E foi graças a esta muleta que consegui arranjar forças para atravessar aquela que foi a noite mais longa da minha vida.
Só consegui dormir trinta minutos nesse dia. As minhas olheiras mais pareciam alheiras. E cada vez que limpava as remelas dos olhos, novas remelas formavam-se com a mesma velocidade com que governos de coligação se formam em Portugal.
O dia foi medonho. Apenas a quantidade de trabalho excessiva permitiu que não tivesse uma recaída.
A segunda noite foi um pouco mais branda. Nesse dia não corri o erro de não alugar um filme. Aluguei o Titanic, pois – para além de querer ver um filme que não me obrigasse a pensar – achei a comparação interessante.

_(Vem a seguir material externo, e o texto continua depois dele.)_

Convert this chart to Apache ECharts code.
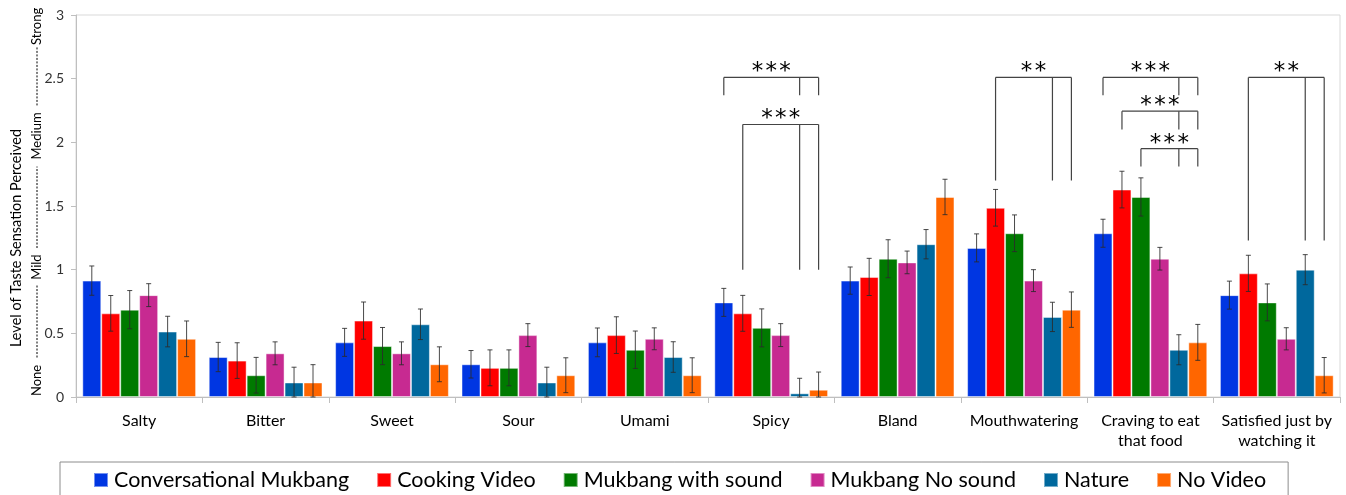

E só quando vi o Leonardo di Caprio a afundar-se, congelado e com as feições roxas, me comecei a sentir melhor. Nessa noite já dormi duas horas.
E os dias foram passando.
Já lá vai um mês. Hoje estou bem, estou limpo, estou no meu auge.
Largar o acesso à internet em casa foi difícil!
Mas consegui! Rescindi do contrato com o SAPO.
Agora, quando chego a casa, já não me agarro ao computador. Faço-o apenas durante o dia, no escritório.
Em casa leio um livro, uma revista, vejo filmes, masturbo-me violentamente, ou vou tomar um gin tónico ao Bairro Alto… no fundo, qualquer coisa que me tire a cabeça das centenas de emails que chegam continuamente à minha caixa de correio electrónica ou de outras inutilidades que me roubavam o tempo e não me deixavam viver saudavelmente.
Tenho a cabeça no lugar. Sinto que há mais no mundo para além de caracteres num monitor TFT.
Aprendi a apreciar mais as coisas simples da vida, como dar grandes passeios nocturnos de carro por Lisboa enquanto oiço uma música que gosto ou encandear os outros automobilistas fingindo que me esqueci dos máximos ligados desde que saí de casa.
Não há nada a fazer. Sou um rato lisboeta.
E esta fantástica cidade resgatou-me das garras do submundo electrónico da internet.
A ressaca passou à História.
E agora, outra história começa.




Ao princípio estavas a assustar-me.Ainda bem que eu não moro para os teus sítios.